Villa niega con la cabeza, revuelve recuerdos y aterriza en el polideportivo, que «estaba sin acabar», y en el comedor, «del que mi padre sigue hablando muy bien». Y se acuerda de «los números», lo mejor de su expediente académico en este colegio público que fue el suyo hasta que, a los 13 años, cuando su padre montó el circuito de Soto de Dueñas, cambió las clases de Colunga por las de Arriondas. Siempre se le dieron bien, asegura, «por eso me llevaba mejor con los profesores de matemáticas», y de ahí la elección del Bachillerato tecnológico y «una media de 6,9» a pesar de los viajes y las clases y exámenes extraviados. La lengua y el inglés iban más lentos, sí, pero acertó aquel profesor que le dijo: «No me preocupa, porque si de verdad te quieres dedicar al automovilismo, vas a tener que aprender inglés por narices». Después de todo, y mirando por el retrovisor, el tiempo le ha dado la razón y el piloto sentencia: «No justifico al que deja de lado los estudios con la disculpa de hacer deporte».
Javi Villa, aquel niño veloz que compaginaba el colegio con campeonatos de karting, tiene hoy 22 años y con ésta cuatro temporadas batiéndose en la GP2, y ya había vuelto otras veces al Braulio Vigón.
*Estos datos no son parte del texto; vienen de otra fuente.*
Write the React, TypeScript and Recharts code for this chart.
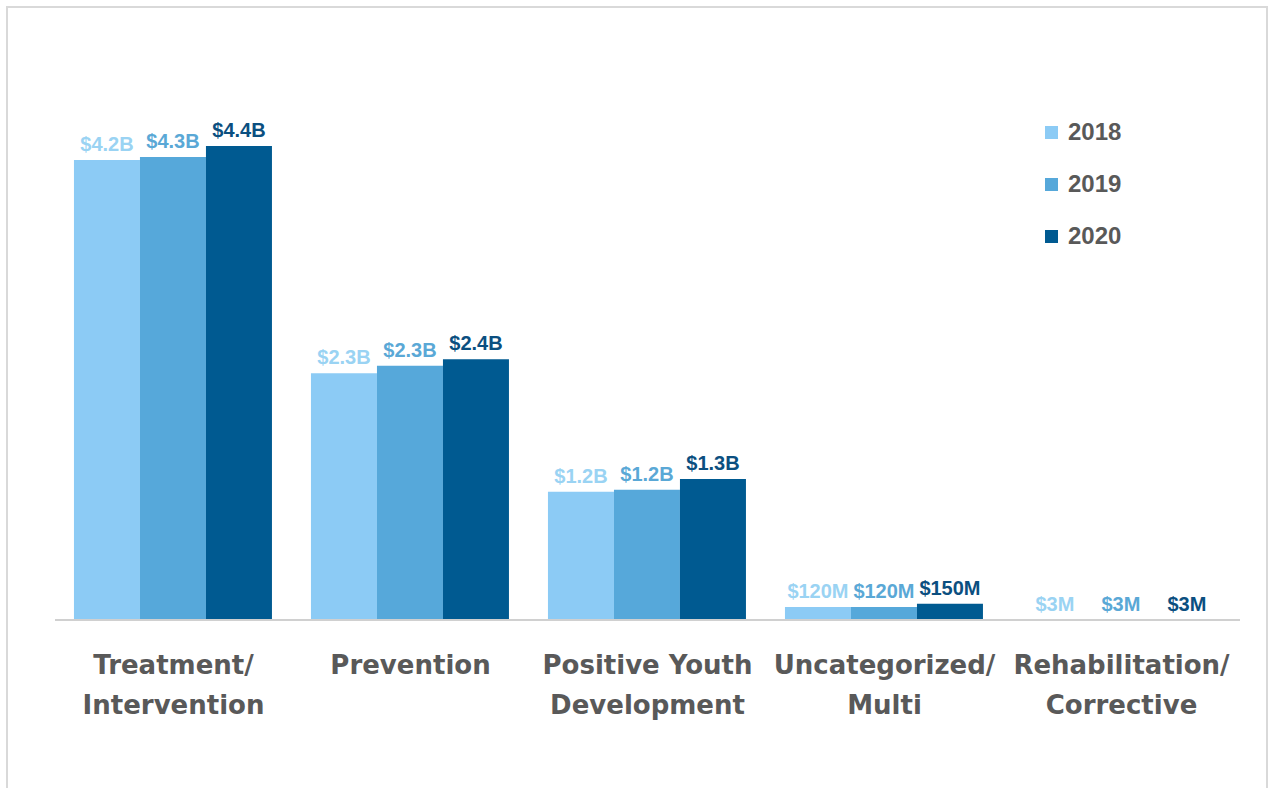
import React from "react";
import { BarChart, Bar, XAxis, YAxis, LabelList } from "recharts";

const categories = [
  "Treatment/\nIntervention",
  "Prevention",
  "Positive Youth\nDevelopment",
  "Uncategorized/\nMulti",
  "Rehabilitation/\nCorrective",
];

// values in $ millions
const values2018 = [4270, 2290, 1190, 120, 3];
const values2019 = [4300, 2360, 1210, 120, 3];
const values2020 = [4400, 2420, 1310, 150, 3];

const labels2018 = ["$4.2B", "$2.3B", "$1.2B", "$120M", "$3M"];
const labels2019 = ["$4.3B", "$2.3B", "$1.2B", "$120M", "$3M"];
const labels2020 = ["$4.4B", "$2.4B", "$1.3B", "$150M", "$3M"];

const years = ["2018", "2019", "2020"];
const barColors = ["#8ccbf5", "#56a8da", "#005a91"];
const labelColors = ["#9ad3f3", "#5aa8d6", "#0b4f80"];

const data = categories.map((name, i) => ({
  name,
  v2018: values2018[i],
  v2019: values2019[i],
  v2020: values2020[i],
  l2018: labels2018[i],
  l2019: labels2019[i],
  l2020: labels2020[i],
}));

function CategoryTick({ x, y, payload }: any) {
  const lines = String(payload.value).split("\n");
  return (
    <g transform={`translate(${x},${y})`}>
      {lines.map((line, i) => (
        <text
          key={i}
          x={0}
          y={46 + i * 40}
          textAnchor="middle"
          fill="#595959"
          fontFamily="DejaVu Sans, Verdana, sans-serif"
          fontWeight="bold"
          fontSize={26}
        >
          {line}
        </text>
      ))}
    </g>
  );
}

function makeValueLabel(color: string) {
  return function ValueLabel(props: any) {
    const { x, y, width, value } = props;
    return (
      <text
        x={x + width / 2}
        y={y - 9}
        textAnchor="middle"
        fill={color}
        fontFamily="Liberation Sans, Arial, sans-serif"
        fontWeight="bold"
        fontSize={20}
      >
        {value}
      </text>
    );
  };
}

function YearLegend() {
  return (
    <div style={{ position: "absolute", left: 1045, top: 106 }}>
      {years.map((year, i) => (
        <div
          key={year}
          style={{ display: "flex", alignItems: "center", height: 52 }}
        >
          <span
            style={{
              display: "inline-block",
              width: 13,
              height: 13,
              background: barColors[i],
              marginRight: 10,
            }}
          />
          <span
            style={{
              fontFamily: "Liberation Sans, Arial, sans-serif",
              fontWeight: "bold",
              fontSize: 24,
              color: "#595959",
            }}
          >
            {year}
          </span>
        </div>
      ))}
    </div>
  );
}

export default function App(): React.JSX.Element {
  return (
    <div
      style={{
        position: "absolute",
        left: 0,
        top: 0,
        width: 1272,
        height: 788,
        background: "#ffffff",
        overflow: "hidden",
      }}
    >
      <div
        style={{
          position: "absolute",
          left: 6,
          top: 6,
          width: 1262,
          height: 800,
          border: "2px solid #d9d9d9",
          boxSizing: "border-box",
        }}
      />
      <BarChart
        width={1272}
        height={788}
        data={data}
        margin={{ top: 81.5, right: 32, bottom: 68, left: 55 }}
        barCategoryGap="8%"
        barGap={0}
      >
        <XAxis
          dataKey="name"
          interval={0}
          height={100}
          tickLine={false}
          axisLine={{ stroke: "#d0d0d0", strokeWidth: 2 }}
          tick={<CategoryTick />}
        />
        <YAxis hide domain={[0, 5000]} />
        {years.map((year, i) => (
          <Bar
            key={year}
            dataKey={`v${year}`}
            name={year}
            fill={barColors[i]}
            isAnimationActive={false}
          >
            <LabelList dataKey={`l${year}`} content={makeValueLabel(labelColors[i])} />
          </Bar>
        ))}
      </BarChart>
      <YearLegend />
    </div>
  );
}
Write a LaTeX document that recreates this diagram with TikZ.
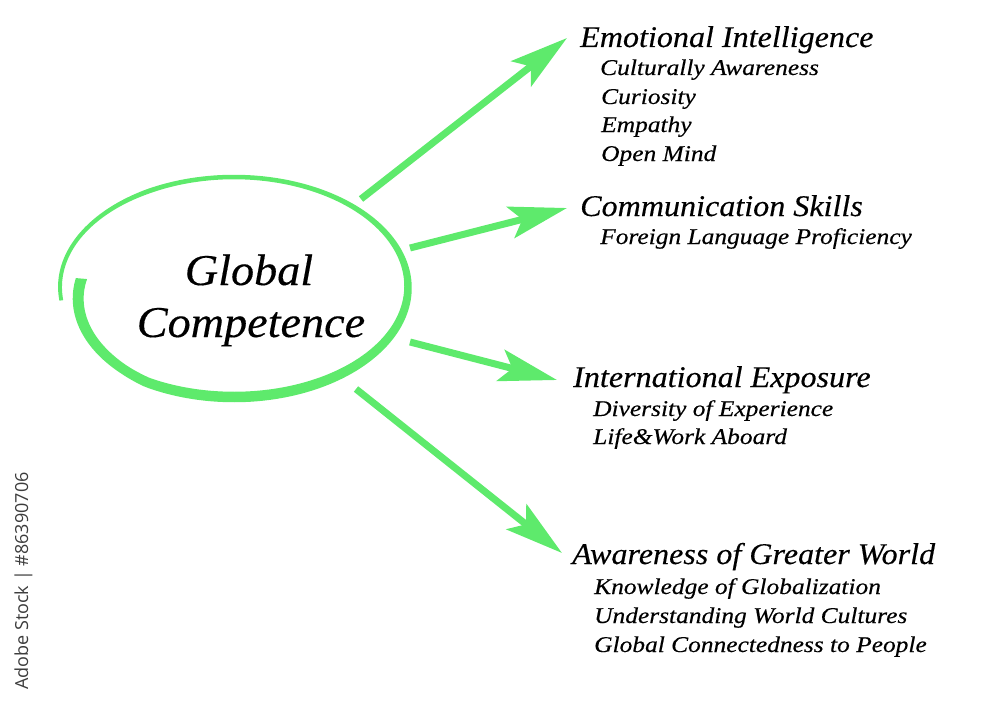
\documentclass[tikz,border=0pt]{standalone}
\usepackage{fontspec}
\setmainfont{Liberation Serif}
\newfontfamily\hfont{Liberation Serif}[FakeStretch=1.07, FakeBold=0.3]
\newfontfamily\sfontx{Liberation Serif}[FakeStretch=1.13, FakeBold=0.3]
\newfontfamily\tfont{Liberation Serif}[FakeStretch=1.05, FakeBold=0.3]
\newfontfamily\wmfont{Open Sans}
\usetikzlibrary{arrows.meta}
\definecolor{gcgreen}{RGB}{94,234,108}
\definecolor{wmgrey}{RGB}{60,60,60}
\tikzset{
  head/.style={anchor=base west, inner sep=0pt, font=\hfont\fontsize{30}{36}\selectfont\itshape},
  sub/.style={anchor=base west, inner sep=0pt, font=\sfontx\fontsize{22.5}{26}\selectfont\itshape},
  title/.style={anchor=base, inner sep=0pt, font=\tfont\fontsize{44}{52}\selectfont\itshape},
  arr/.style={draw=gcgreen, line width=7pt, -{Stealth[length=58pt, width=32pt, inset=12pt]}},
  declare function={sc(\t)=1-0.12*max(0,(\t-120)/65); wd(\t)=7.5+3*sin(\t)-4*max(0,(-120-\t)/67)+4*max(0,(\t-130)/55);}
}
\begin{document}
\begin{tikzpicture}[x=1pt,y=-1pt]
\useasboundingbox (0,0) rectangle (1000,706);
% hand-drawn ellipse
\fill[gcgreen] plot[domain=185:-187, samples=220, variable=\t]
  ({234+(sc(\t)*174+wd(\t)/2)*cos(\t)}, {287+(sc(\t)*110+wd(\t)/2)*sin(\t)})
  -- plot[domain=-187:185, samples=220, variable=\t]
  ({234+(sc(\t)*174-wd(\t)/2)*cos(\t)}, {287+(sc(\t)*110-wd(\t)/2)*sin(\t)}) -- cycle;
% title
\node[title] (g1) at (249,285) {Global};
\node[title] (g2) at (251,337) {Competence};
% headings and items
\node[head] (h1) at (580,47) {Emotional Intelligence};
\node[sub] (s11) at (600,75) {Culturally Awareness};
\node[sub] (s12) at (601,104) {Curiosity};
\node[sub] (s13) at (601,132) {Empathy};
\node[sub] (s14) at (601,161) {Open Mind};
\node[head] (h2) at (580,216) {Communication Skills};
\node[sub] (s21) at (600,244) {Foreign Language Proficiency};
\node[head] (h3) at (573,387) {International Exposure};
\node[sub] (s31) at (593,416) {Diversity of Experience};
\node[sub] (s32) at (593,444) {Life\&Work Aboard};
\node[head] (h4) at (572,564) {Awareness of Greater World};
\node[sub] (s41) at (594,594) {Knowledge of Globalization};
\node[sub] (s42) at (594,623) {Understanding World Cultures};
\node[sub] (s43) at (594,652) {Global Connectedness to People};
% arrow ends
\coordinate (a1) at (361,199);
\coordinate (b1) at (567,38);
\coordinate (a2) at (410,248);
\coordinate (b2) at (567,208);
\coordinate (a3) at (410,342);
\coordinate (b3) at (557,380);
\coordinate (a4) at (356,389);
\coordinate (b4) at (562,553);
\draw[arr] (a1) -- (b1);
\draw[arr] (a2) -- (b2);
\draw[arr] (a3) -- (b3);
\draw[arr] (a4) -- (b4);
% watermark label
\node[rotate=90, anchor=base west, inner sep=0pt, text=wmgrey, font=\wmfont\fontsize{18}{22}\selectfont] (wm) at (28,690) {Adobe Stock | \#86390706};
\end{tikzpicture}
\end{document}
Hace dos años, concreta, a tratar de hacer entender lecciones como ésa de la compatibilidad y a enseñar su monoplaza de GP2, que aparcó en el polideportivo nuevo para deleite de los escolares. Cuando él estaba en su lugar, les explicó, había sido campeón de Asturias de karting y tenía por delante su selección para el programa «Racing for Spain», el título de España junior de F3, alguna prueba al volante de un Fórmula 1 y cuatro años esperando en el zaguán de la máxima competición del automovilismo mundial. Ahora, les volvería a explicar con algún motivo más, cuánto cuesta llegar y lo que compensan las banderas a cuadros.
Y lo importante que es tener un sitio adonde volver. Para él, su Colunga es este colegio, aquel mercado y algún recuerdo del vermut o el café de los domingos con la familia en el bar La Esquina, en la plaza de España, delante de la iglesia. Los amigos eran los de Loroñe, el pueblo en el que sigue la casa familiar y que remite a una vida que «me encanta» por la independencia de aquellos años que ya olían a gasolina. Otros escenarios de la infancia encontrarían en el mapa de la memoria la playa de El Barrigón, pequeña, casi escondida entre La Isla y La Espasa, y entre sus rocas el recuerdo de muchas tardes de verano adolescentes.